■ TASK PROMPT: The data below should be printed in full, exactly, and without any of its images.

■ RAW DATA:
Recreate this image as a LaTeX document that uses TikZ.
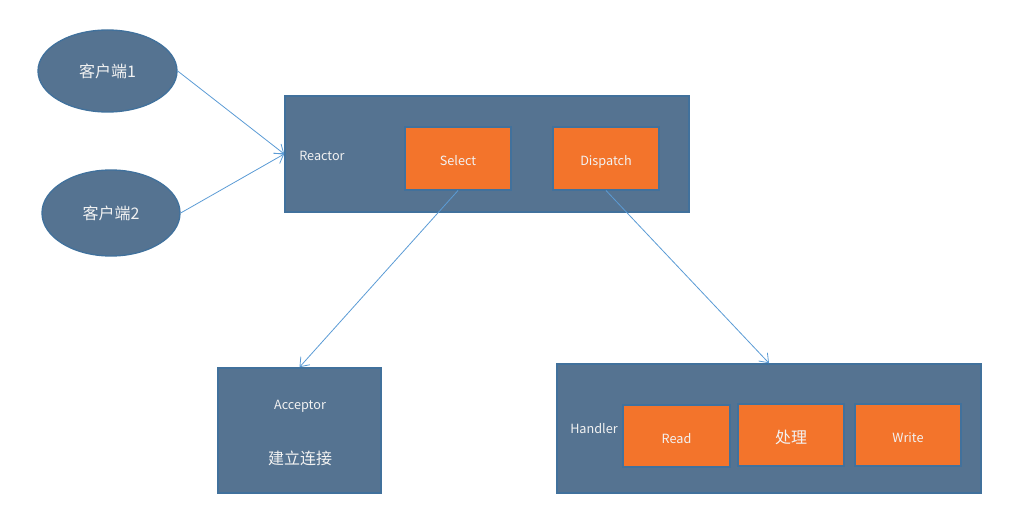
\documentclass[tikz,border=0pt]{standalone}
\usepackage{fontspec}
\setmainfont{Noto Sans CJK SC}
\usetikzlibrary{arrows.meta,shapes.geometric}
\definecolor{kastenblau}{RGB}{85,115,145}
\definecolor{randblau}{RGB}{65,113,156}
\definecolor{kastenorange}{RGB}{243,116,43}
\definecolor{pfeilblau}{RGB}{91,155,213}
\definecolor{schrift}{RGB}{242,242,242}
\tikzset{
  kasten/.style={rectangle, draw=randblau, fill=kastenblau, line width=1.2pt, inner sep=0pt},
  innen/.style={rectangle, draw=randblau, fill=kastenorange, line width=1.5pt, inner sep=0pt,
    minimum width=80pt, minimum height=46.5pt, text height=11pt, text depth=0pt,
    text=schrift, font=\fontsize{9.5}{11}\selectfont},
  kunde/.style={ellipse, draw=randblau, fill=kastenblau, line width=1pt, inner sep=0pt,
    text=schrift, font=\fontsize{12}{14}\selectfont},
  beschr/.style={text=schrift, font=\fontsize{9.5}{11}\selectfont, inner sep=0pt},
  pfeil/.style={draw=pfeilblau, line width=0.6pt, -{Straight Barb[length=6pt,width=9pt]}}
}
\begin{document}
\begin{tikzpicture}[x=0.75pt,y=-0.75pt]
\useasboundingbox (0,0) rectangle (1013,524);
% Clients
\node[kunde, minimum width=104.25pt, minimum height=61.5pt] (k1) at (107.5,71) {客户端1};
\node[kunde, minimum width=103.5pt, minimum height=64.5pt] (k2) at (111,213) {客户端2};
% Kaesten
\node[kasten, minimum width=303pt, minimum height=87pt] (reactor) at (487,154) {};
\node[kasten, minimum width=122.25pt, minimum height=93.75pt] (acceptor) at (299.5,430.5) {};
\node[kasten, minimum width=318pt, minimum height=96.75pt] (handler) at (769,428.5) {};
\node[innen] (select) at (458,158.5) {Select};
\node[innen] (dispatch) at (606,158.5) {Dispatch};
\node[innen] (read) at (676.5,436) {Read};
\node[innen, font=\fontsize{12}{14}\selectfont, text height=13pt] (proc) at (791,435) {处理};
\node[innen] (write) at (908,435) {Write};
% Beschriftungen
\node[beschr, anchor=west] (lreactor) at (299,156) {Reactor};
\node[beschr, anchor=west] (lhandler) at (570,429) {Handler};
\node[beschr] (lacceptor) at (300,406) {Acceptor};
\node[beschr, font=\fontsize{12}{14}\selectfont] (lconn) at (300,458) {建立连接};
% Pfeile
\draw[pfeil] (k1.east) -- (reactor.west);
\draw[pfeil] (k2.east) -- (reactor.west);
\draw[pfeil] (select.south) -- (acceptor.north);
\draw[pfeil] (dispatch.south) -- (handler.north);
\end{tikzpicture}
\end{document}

■ RESULT:
Recreate this image as a LaTeX document that uses TikZ.
\documentclass[tikz,border=0pt]{standalone}
\usepackage{fontspec}
\setmainfont{Noto Sans CJK SC}
\usetikzlibrary{arrows.meta,shapes.geometric}
\definecolor{kastenblau}{RGB}{85,115,145}
\definecolor{randblau}{RGB}{65,113,156}
\definecolor{kastenorange}{RGB}{243,116,43}
\definecolor{pfeilblau}{RGB}{91,155,213}
\definecolor{schrift}{RGB}{242,242,242}
\tikzset{
  kasten/.style={rectangle, draw=randblau, fill=kastenblau, line width=1.2pt, inner sep=0pt},
  innen/.style={rectangle, draw=randblau, fill=kastenorange, line width=1.5pt, inner sep=0pt,
    minimum width=80pt, minimum height=46.5pt, text height=11pt, text depth=0pt,
    text=schrift, font=\fontsize{9.5}{11}\selectfont},
  kunde/.style={ellipse, draw=randblau, fill=kastenblau, line width=1pt, inner sep=0pt,
    text=schrift, font=\fontsize{12}{14}\selectfont},
  beschr/.style={text=schrift, font=\fontsize{9.5}{11}\selectfont, inner sep=0pt},
  pfeil/.style={draw=pfeilblau, line width=0.6pt, -{Straight Barb[length=6pt,width=9pt]}}
}
\begin{document}
\begin{tikzpicture}[x=0.75pt,y=-0.75pt]
\useasboundingbox (0,0) rectangle (1013,524);
% Clients
\node[kunde, minimum width=104.25pt, minimum height=61.5pt] (k1) at (107.5,71) {客户端1};
\node[kunde, minimum width=103.5pt, minimum height=64.5pt] (k2) at (111,213) {客户端2};
% Kaesten
\node[kasten, minimum width=303pt, minimum height=87pt] (reactor) at (487,154) {};
\node[kasten, minimum width=122.25pt, minimum height=93.75pt] (acceptor) at (299.5,430.5) {};
\node[kasten, minimum width=318pt, minimum height=96.75pt] (handler) at (769,428.5) {};
\node[innen] (select) at (458,158.5) {Select};
\node[innen] (dispatch) at (606,158.5) {Dispatch};
\node[innen] (read) at (676.5,436) {Read};
\node[innen, font=\fontsize{12}{14}\selectfont, text height=13pt] (proc) at (791,435) {处理};
\node[innen] (write) at (908,435) {Write};
% Beschriftungen
\node[beschr, anchor=west] (lreactor) at (299,156) {Reactor};
\node[beschr, anchor=west] (lhandler) at (570,429) {Handler};
\node[beschr] (lacceptor) at (300,406) {Acceptor};
\node[beschr, font=\fontsize{12}{14}\selectfont] (lconn) at (300,458) {建立连接};
% Pfeile
\draw[pfeil] (k1.east) -- (reactor.west);
\draw[pfeil] (k2.east) -- (reactor.west);
\draw[pfeil] (select.south) -- (acceptor.north);
\draw[pfeil] (dispatch.south) -- (handler.north);
\end{tikzpicture}
\end{document}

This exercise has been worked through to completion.